--- Start of STORED RECORDS ---

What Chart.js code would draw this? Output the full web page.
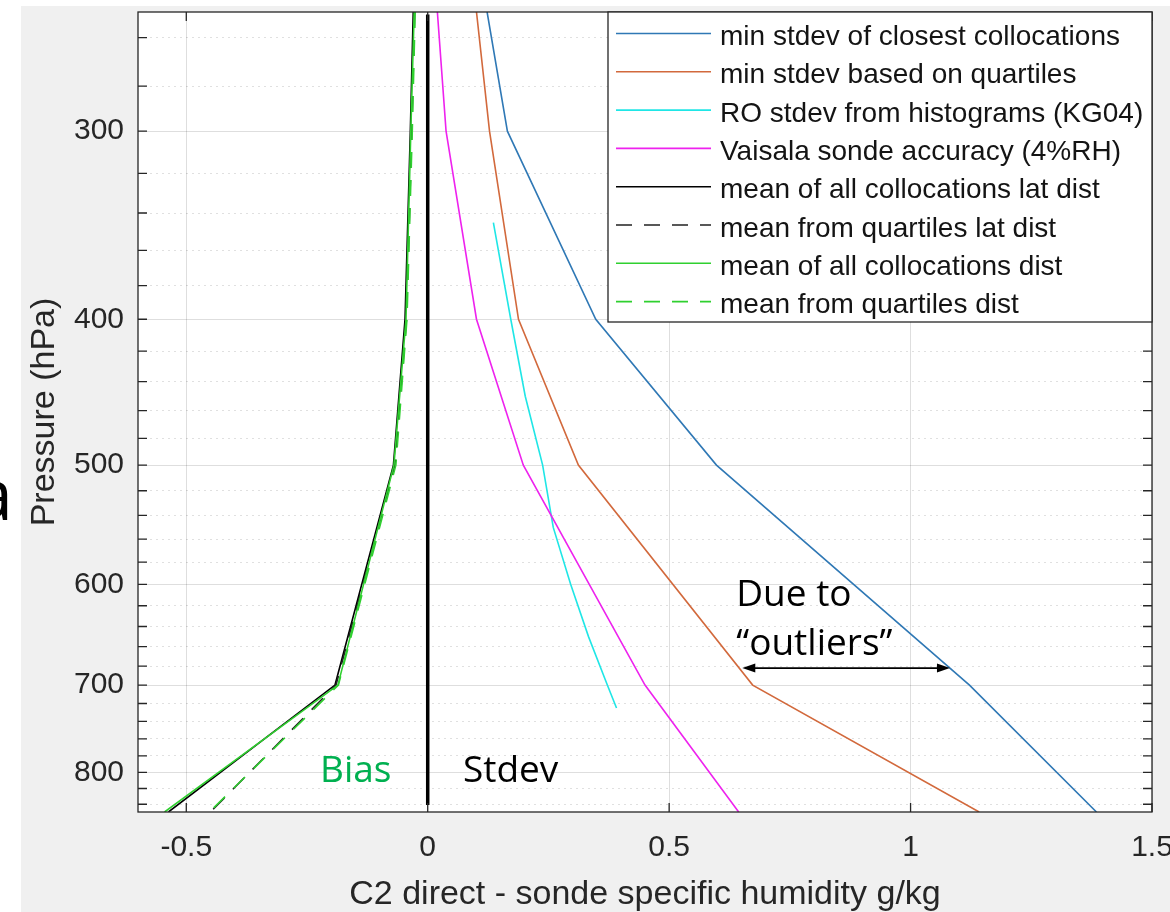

--- End of STORED RECORDS ---
--- Start of STORED RECORDS ---

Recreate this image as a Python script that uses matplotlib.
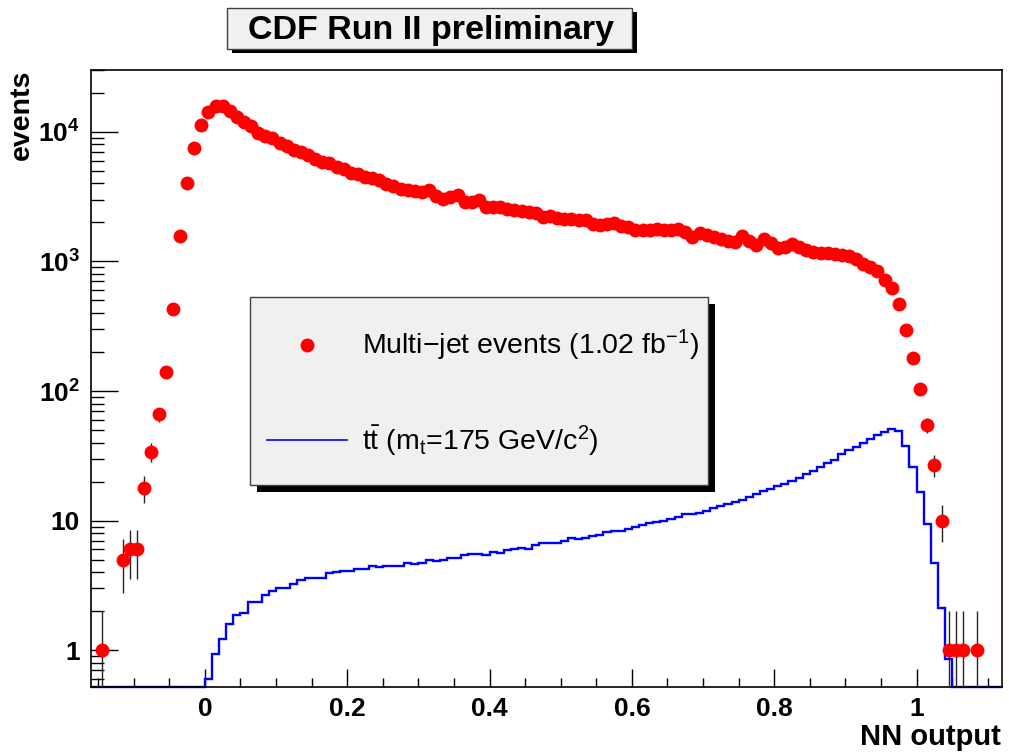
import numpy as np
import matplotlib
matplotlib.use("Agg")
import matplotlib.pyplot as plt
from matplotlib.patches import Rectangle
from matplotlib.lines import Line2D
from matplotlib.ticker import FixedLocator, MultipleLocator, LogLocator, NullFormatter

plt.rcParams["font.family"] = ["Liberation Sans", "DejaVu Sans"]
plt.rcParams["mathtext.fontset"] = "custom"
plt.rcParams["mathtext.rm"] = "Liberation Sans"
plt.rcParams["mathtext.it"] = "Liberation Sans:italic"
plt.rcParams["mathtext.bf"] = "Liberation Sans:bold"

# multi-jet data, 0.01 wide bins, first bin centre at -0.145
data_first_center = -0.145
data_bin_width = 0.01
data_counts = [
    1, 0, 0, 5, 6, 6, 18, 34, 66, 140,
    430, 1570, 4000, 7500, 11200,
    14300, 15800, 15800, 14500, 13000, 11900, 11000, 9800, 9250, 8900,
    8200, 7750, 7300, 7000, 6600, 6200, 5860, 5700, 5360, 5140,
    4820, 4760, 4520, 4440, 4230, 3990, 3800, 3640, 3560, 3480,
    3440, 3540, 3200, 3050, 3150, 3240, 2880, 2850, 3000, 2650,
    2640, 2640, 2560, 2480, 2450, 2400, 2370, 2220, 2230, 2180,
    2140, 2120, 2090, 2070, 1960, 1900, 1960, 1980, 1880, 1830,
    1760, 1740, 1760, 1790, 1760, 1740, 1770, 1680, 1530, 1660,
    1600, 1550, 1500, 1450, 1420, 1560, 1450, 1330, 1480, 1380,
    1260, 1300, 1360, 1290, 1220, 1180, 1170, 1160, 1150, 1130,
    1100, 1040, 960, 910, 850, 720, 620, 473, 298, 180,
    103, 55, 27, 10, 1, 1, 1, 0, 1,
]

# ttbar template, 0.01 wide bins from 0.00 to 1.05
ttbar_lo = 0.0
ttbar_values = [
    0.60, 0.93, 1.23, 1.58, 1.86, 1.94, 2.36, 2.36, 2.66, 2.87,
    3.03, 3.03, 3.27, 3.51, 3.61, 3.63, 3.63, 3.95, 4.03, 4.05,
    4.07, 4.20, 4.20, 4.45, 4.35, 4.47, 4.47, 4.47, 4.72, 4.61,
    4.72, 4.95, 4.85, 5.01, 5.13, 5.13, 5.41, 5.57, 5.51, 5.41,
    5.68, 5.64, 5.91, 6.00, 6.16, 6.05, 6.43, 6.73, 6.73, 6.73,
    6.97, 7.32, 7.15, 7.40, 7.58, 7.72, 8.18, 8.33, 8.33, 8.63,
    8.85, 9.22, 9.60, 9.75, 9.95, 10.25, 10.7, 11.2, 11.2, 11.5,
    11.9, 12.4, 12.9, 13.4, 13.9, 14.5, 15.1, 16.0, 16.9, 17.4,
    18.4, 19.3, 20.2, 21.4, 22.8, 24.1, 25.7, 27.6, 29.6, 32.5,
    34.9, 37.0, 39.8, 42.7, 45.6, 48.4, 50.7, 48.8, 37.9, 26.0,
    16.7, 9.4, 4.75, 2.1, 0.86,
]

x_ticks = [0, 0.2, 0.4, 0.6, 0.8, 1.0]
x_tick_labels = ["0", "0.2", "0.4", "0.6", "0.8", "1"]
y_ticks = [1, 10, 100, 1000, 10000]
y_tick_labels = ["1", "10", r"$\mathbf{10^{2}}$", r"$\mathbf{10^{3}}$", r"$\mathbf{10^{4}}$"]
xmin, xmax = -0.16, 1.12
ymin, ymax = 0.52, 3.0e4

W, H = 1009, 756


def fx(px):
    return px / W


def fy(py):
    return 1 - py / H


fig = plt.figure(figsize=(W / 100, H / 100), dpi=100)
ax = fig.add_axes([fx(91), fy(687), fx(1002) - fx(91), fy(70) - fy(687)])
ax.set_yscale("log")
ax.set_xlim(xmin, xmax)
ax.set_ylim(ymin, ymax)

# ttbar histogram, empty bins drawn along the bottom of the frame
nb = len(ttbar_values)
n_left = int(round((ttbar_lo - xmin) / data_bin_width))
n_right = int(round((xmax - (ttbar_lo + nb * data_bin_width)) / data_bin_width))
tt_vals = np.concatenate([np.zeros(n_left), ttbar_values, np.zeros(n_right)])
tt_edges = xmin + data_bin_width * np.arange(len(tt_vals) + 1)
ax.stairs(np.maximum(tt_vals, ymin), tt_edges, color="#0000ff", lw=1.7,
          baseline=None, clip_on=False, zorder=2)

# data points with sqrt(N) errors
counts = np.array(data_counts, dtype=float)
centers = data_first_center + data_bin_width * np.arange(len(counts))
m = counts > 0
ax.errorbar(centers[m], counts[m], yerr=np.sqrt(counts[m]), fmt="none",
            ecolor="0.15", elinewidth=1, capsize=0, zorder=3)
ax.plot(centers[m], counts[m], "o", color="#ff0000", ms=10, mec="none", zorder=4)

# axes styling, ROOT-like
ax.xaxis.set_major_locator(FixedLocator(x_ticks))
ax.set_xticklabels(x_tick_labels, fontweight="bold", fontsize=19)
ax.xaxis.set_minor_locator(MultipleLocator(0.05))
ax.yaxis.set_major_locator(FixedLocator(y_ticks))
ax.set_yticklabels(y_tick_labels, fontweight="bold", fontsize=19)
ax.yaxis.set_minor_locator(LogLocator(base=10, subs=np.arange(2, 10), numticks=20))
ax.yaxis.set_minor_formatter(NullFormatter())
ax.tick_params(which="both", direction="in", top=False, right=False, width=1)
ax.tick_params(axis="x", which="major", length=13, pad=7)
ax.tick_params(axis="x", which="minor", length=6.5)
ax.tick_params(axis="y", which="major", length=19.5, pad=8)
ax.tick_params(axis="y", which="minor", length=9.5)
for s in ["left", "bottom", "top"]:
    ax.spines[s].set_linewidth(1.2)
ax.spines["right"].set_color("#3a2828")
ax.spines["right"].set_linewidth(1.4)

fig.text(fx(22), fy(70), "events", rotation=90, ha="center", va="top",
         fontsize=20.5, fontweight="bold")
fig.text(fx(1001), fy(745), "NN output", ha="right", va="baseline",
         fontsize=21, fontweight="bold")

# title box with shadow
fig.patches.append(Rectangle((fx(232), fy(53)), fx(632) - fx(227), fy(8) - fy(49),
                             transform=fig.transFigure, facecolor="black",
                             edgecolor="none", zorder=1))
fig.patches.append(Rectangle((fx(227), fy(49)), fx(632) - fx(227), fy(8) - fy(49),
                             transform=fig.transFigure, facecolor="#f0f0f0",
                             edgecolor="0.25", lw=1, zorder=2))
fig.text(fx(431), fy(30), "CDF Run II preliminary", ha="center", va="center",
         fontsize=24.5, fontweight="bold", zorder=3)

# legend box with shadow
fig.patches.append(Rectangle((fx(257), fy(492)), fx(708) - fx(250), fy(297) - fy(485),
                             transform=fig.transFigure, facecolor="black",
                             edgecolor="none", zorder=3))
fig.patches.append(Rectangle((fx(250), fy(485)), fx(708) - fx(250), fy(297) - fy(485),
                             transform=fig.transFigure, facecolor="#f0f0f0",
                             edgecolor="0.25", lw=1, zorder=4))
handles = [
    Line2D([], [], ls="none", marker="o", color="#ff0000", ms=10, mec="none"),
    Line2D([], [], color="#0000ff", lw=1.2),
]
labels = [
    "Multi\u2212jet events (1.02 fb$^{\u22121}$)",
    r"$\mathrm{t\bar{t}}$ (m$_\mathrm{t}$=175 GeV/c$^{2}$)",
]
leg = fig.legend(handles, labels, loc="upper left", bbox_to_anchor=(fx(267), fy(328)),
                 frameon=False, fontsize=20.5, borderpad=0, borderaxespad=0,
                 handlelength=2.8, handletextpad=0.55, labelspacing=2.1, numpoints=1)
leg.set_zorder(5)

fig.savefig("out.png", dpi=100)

--- End of STORED RECORDS ---
--- Start of STORED RECORDS ---

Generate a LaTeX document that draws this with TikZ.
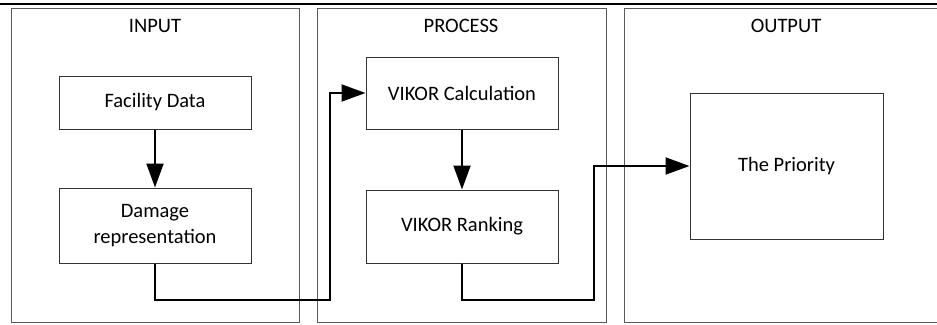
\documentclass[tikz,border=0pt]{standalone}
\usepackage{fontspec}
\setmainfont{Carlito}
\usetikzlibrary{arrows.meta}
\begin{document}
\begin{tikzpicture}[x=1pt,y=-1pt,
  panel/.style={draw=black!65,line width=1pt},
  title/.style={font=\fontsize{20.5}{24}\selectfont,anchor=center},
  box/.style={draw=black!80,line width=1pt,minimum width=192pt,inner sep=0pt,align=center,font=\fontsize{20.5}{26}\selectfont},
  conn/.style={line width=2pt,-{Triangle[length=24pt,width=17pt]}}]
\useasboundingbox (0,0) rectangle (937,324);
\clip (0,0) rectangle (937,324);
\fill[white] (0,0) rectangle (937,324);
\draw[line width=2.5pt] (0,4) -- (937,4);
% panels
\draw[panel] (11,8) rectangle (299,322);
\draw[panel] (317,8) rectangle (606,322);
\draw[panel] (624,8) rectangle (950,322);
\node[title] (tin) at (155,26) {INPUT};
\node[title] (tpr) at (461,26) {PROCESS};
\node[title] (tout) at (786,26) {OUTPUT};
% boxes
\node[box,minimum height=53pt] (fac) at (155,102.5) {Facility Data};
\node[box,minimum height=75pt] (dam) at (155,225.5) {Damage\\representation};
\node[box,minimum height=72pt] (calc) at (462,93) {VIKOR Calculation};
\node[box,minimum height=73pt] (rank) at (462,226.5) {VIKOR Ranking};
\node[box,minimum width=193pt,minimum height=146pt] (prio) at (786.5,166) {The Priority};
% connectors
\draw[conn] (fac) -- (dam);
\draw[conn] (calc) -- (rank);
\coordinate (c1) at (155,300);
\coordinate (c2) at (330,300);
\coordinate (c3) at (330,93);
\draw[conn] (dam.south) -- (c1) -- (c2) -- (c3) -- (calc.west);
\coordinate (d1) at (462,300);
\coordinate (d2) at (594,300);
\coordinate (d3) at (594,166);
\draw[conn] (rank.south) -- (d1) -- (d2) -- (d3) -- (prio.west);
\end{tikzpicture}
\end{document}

--- End of STORED RECORDS ---

◆ EXERCISE DESCRIPTION ◆
Copy each line of the records containing the string "matplotlib".

◆ WRITTEN ANSWER ◆
Recreate this image as a Python script that uses matplotlib.
import matplotlib
matplotlib.use("Agg")
import matplotlib.pyplot as plt
from matplotlib.patches import Rectangle
from matplotlib.lines import Line2D
from matplotlib.ticker import FixedLocator, MultipleLocator, LogLocator, NullFormatter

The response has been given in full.